For the second night in a row I've had 6 or more uninterrupted hours of sleep. Day before yesterday I had the unwelcome feeling of out of control weeping... prompting me to call the Dr. to see about starting anti-depressants again. Even tho I was sure getting off them in the first place was "Father arranged". She has not returned my call yet. I understand she's in office only 2 days this week and has already a full to overloaded schedule. And that's OK. Yesterday I felt myself again, and today promises to be even better. I had thought it would be nice to have them in hand - just in case. Insurance that makes my lack of faith glaringly visible.
Bible reading this morning didn't touch any chords with me, tho I did write down a portion of the beginning prayer to ponder and refer to during the remainder of the day.

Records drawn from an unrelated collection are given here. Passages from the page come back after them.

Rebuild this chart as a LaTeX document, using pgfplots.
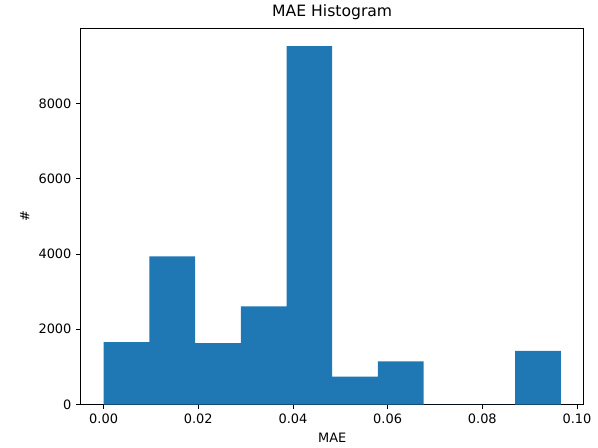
\documentclass[border=0pt]{standalone}
\usepackage{pgfplots}
\pgfplotsset{compat=1.18}
\usepackage{fontspec}
\setmainfont{DejaVu Sans}
\definecolor{tabblue}{HTML}{1F77B4}
\begin{document}
\begin{tikzpicture}
\begin{axis}[
    scale only axis,
    width=377pt, height=282pt,
    xmin=-0.00483, xmax=0.10142,
    ymin=0, ymax=9996,
    xtick={0,0.02,0.04,0.06,0.08,0.1},
    ytick={0,2000,4000,6000,8000},
    xticklabel style={/pgf/number format/.cd, fixed, fixed zerofill, precision=2},
    /pgf/number format/1000 sep={},
    /pgf/number format/assume math mode=true,
    tick align=outside,
    xtick pos=left, ytick pos=left,
    major tick length=3.4pt,
    tick style={black, line width=0.6pt},
    axis line style={line width=0.6pt},
    ticklabel style={font=\fontsize{9.7}{11}\selectfont},
    label style={font=\fontsize{9.7}{11}\selectfont},
    title style={font=\fontsize{11.7}{13}\selectfont, yshift=-3pt},
    title={MAE Histogram},
    xlabel={MAE},
    ylabel={\#},
]
\addplot[ybar interval, fill=tabblue, draw=none] coordinates {
    (0.00000, 1657)
    (0.00966, 3938)
    (0.01932, 1630)
    (0.02898, 2610)
    (0.03864, 9520)
    (0.04830, 739)
    (0.05795, 1149)
    (0.06761, 0)
    (0.07727, 0)
    (0.08693, 1425)
    (0.09659, 1425)
};
\end{axis}
\useasboundingbox ([xshift=-60.5pt,yshift=-32pt]current axis.south west) rectangle ([xshift=10.7pt,yshift=19.5pt]current axis.north east);
\end{tikzpicture}
\end{document}
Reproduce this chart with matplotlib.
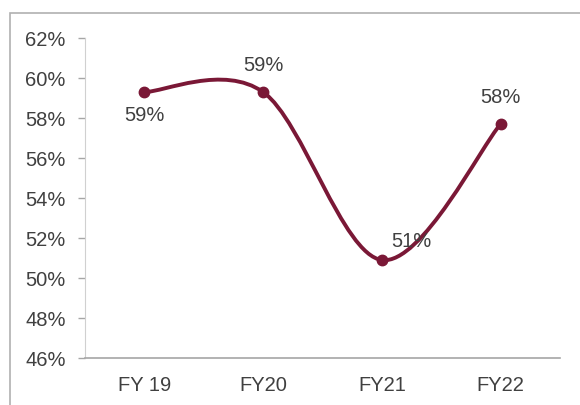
import numpy as np
import matplotlib.pyplot as plt
from matplotlib.path import Path
from matplotlib.patches import PathPatch, Rectangle

# data
years = ['FY 19', 'FY20', 'FY21', 'FY22']
margin = [59.3, 59.3, 50.9, 57.7]
labels = ['59%', '59%', '51%', '58%']
yticks = [46, 48, 50, 52, 54, 56, 58, 60, 62]

LINE = '#7a1836'
TXT = '#404040'
AX = '#a6a6a6'

plt.rcParams['font.family'] = ['Liberation Sans', 'DejaVu Sans']

fig = plt.figure(figsize=(5.8, 4.05), dpi=100)
ax = fig.add_axes([0.1466, 0.116, 0.8189, 0.790])

x = np.arange(len(years)) + 0.5
y = np.array(margin)

# smoothed line (Excel-like bezier through the points)
verts = [(x[0], y[0])]
codes = [Path.MOVETO]
n = len(x)
for i in range(n - 1):
    p0 = np.array([x[max(i - 1, 0)], y[max(i - 1, 0)]])
    p1 = np.array([x[i], y[i]])
    p2 = np.array([x[i + 1], y[i + 1]])
    p3 = np.array([x[min(i + 2, n - 1)], y[min(i + 2, n - 1)]])
    c1 = p1 + (p2 - p0) / 6
    c2 = p2 - (p3 - p1) / 6
    verts += [tuple(c1), tuple(c2), tuple(p2)]
    codes += [Path.CURVE4] * 3
ax.add_patch(PathPatch(Path(verts, codes), fill=False, edgecolor=LINE, lw=2.8, zorder=3))
ax.plot(x, y, 'o', color=LINE, ms=7.5, zorder=4)

# data labels
offsets = [(0, -17), (0, 19), (21, 13), (0, 19)]
for xi, yi, lab, (dx, dy) in zip(x, y, labels, offsets):
    ax.annotate(lab, (xi, yi), xytext=(dx, dy), textcoords='offset points',
                ha='center', va='center', fontsize=14.5, color=TXT)

ax.set_xlim(0, 4)
ax.set_ylim(46, 62)
ax.set_xticks(x)
ax.set_xticklabels(years)
ax.set_yticks(yticks)
ax.set_yticklabels([f'{t}%' for t in yticks])
ax.tick_params(axis='x', length=0, pad=13, labelsize=14.5, labelcolor=TXT)
ax.tick_params(axis='y', length=5, width=1, color=AX, pad=9, labelsize=14.5, labelcolor=TXT)

for s in ['top', 'right']:
    ax.spines[s].set_visible(False)
ax.spines['left'].set_color('#d0d0d0')
ax.spines['bottom'].set_color(AX)
ax.spines['bottom'].set_linewidth(1.2)

# outer frame
fig.patches.append(Rectangle((10 / 580, -0.05), 1.2, (405 - 13) / 405 + 0.05,
                             transform=fig.transFigure, fill=False,
                             edgecolor='#b0b0b0', lw=1.2))

plt.savefig('out.png', dpi=100)
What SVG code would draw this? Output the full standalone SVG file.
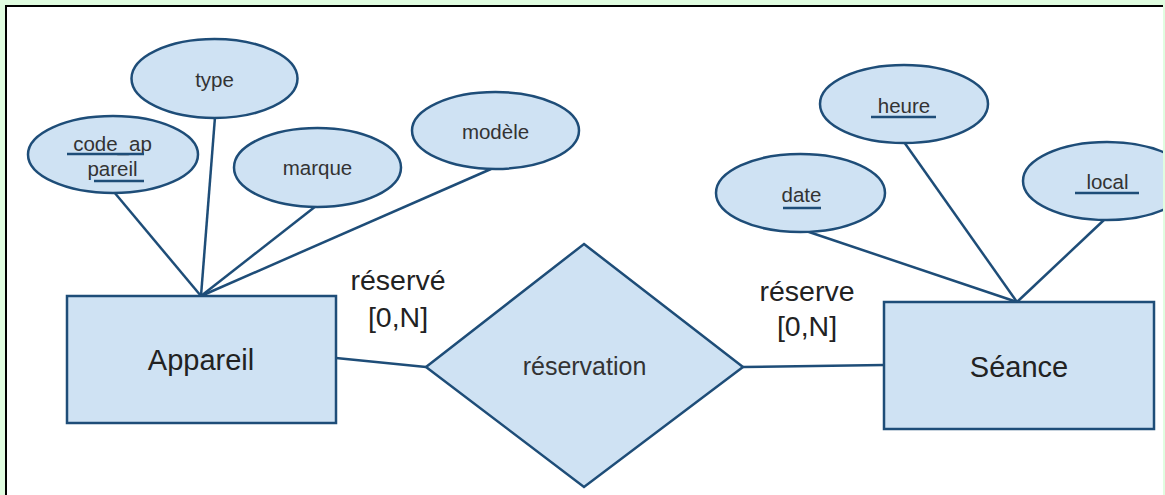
<svg xmlns="http://www.w3.org/2000/svg" width="1165" height="495" viewBox="0 0 1165 495">
<style>
.shape{fill:#cfe2f3;stroke:#1e4d78;stroke-width:2.5}
.conn{stroke:#1e4d78;stroke-width:2.5;fill:none}
.ul{stroke:#1e4d78;stroke-width:2.5}
.attr{font-family:"Liberation Sans",Arial,sans-serif;font-size:20.5px;fill:#333;text-anchor:middle}
.big{font-family:"Liberation Sans",Arial,sans-serif;font-size:29px;fill:#222;text-anchor:middle}
.rel{font-family:"Liberation Sans",Arial,sans-serif;font-size:25px;fill:#333;text-anchor:middle}
.card{font-family:"Liberation Sans",Arial,sans-serif;font-size:28.5px;fill:#222;text-anchor:middle}
</style>
<rect x="0" y="0" width="1165" height="495" fill="#e0fde0"/>
<rect x="6" y="6" width="1157" height="489" fill="#ffffff"/>
<path d="M6,495 V6 H1163" stroke="#000" stroke-width="2" fill="none"/>
<g id="connectors">
<line class="conn" x1="201" y1="296" x2="114" y2="192"/>
<line class="conn" x1="201" y1="296" x2="215" y2="117"/>
<line class="conn" x1="201" y1="296" x2="316" y2="206"/>
<line class="conn" x1="201" y1="296" x2="491" y2="169"/>
<line class="conn" x1="336" y1="358" x2="426" y2="367"/>
<line class="conn" x1="743" y1="367" x2="884" y2="365"/>
<line class="conn" x1="1017" y1="302" x2="806" y2="231"/>
<line class="conn" x1="1017" y1="302" x2="904" y2="142"/>
<line class="conn" x1="1017" y1="302" x2="1105" y2="219"/>
</g>
<g id="type">
<ellipse class="shape" cx="214.5" cy="78.5" rx="83" ry="39.5"/>
<text class="attr" x="214.5" y="87">type</text>
</g>
<g id="code_appareil">
<ellipse class="shape" cx="113" cy="154.5" rx="85" ry="38.5"/>
<text class="attr" x="112.5" y="151">code_ap</text>
<text class="attr" x="112.5" y="175.5">pareil</text>
<line class="ul" x1="67" y1="154" x2="144" y2="154"/>
<line class="ul" x1="94" y1="181" x2="144" y2="181"/>
</g>
<g id="marque">
<ellipse class="shape" cx="317.5" cy="167.5" rx="83.5" ry="39.5"/>
<text class="attr" x="317.5" y="175">marque</text>
</g>
<g id="modele">
<ellipse class="shape" cx="495.5" cy="130.5" rx="83.5" ry="38.5"/>
<text class="attr" x="495.5" y="139">modèle</text>
</g>
<g id="appareil">
<rect class="shape" x="67" y="296" width="269" height="127"/>
<text class="big" x="201" y="370">Appareil</text>
</g>
<g id="reservation">
<polygon class="shape" points="584,244 743,367 584,487 426,367"/>
<text class="rel" x="584.5" y="375">réservation</text>
</g>
<g id="label-reserve-left">
<text class="card" x="398" y="290">réservé</text>
<text class="card" x="398" y="327">[0,N]</text>
</g>
<g id="label-reserve-right">
<text class="card" x="807" y="300.5">réserve</text>
<text class="card" x="807" y="336">[0,N]</text>
</g>
<g id="heure">
<ellipse class="shape" cx="904" cy="104" rx="84" ry="39"/>
<text class="attr" x="904" y="113">heure</text>
<line class="ul" x1="871" y1="117" x2="936" y2="117"/>
</g>
<g id="date">
<ellipse class="shape" cx="800.5" cy="193" rx="84.5" ry="39"/>
<text class="attr" x="801.5" y="201.5">date</text>
<line class="ul" x1="783" y1="208" x2="821" y2="208"/>
</g>
<g id="local">
<ellipse class="shape" cx="1107" cy="181" rx="84" ry="39"/>
<text class="attr" x="1107.5" y="188.5">local</text>
<line class="ul" x1="1075" y1="193" x2="1139" y2="193"/>
</g>
<g id="seance">
<rect class="shape" x="884" y="302" width="270" height="127"/>
<text class="big" x="1019" y="376.5">Séance</text>
</g>
<rect x="1163" y="6" width="2" height="489" fill="#e0fde0"/>
</svg>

"May our love for You express itself in our eagerness to do good for others." Kind of the "be ye kind one to another" thought that is never out of style or fashion... One that is dear to my heart.
Today UPS will deliver the horridly expensive chemo meds that have thru some arrangements I'm not sure of been given to us for 20 something dollars. I'm fairly certain they will make Larry sick and he has had to promise he will take them all - no matter what. I feel for him. No one wants to do something guaranteed to make them feel bad on purpose, regardless of the knowledge that it's good for them.
Today I need to see about making the back of our car comfortable for him to rest in on the way back from hospital next Tuesday. Today I need to clean out the fridge. Today I need to keep my mind centered on the knowledge that He holds us in the palm of His hand securely. Today I need to not worry or let my mind wander to the uncertainty of the future. Today will be a good day whatever it brings.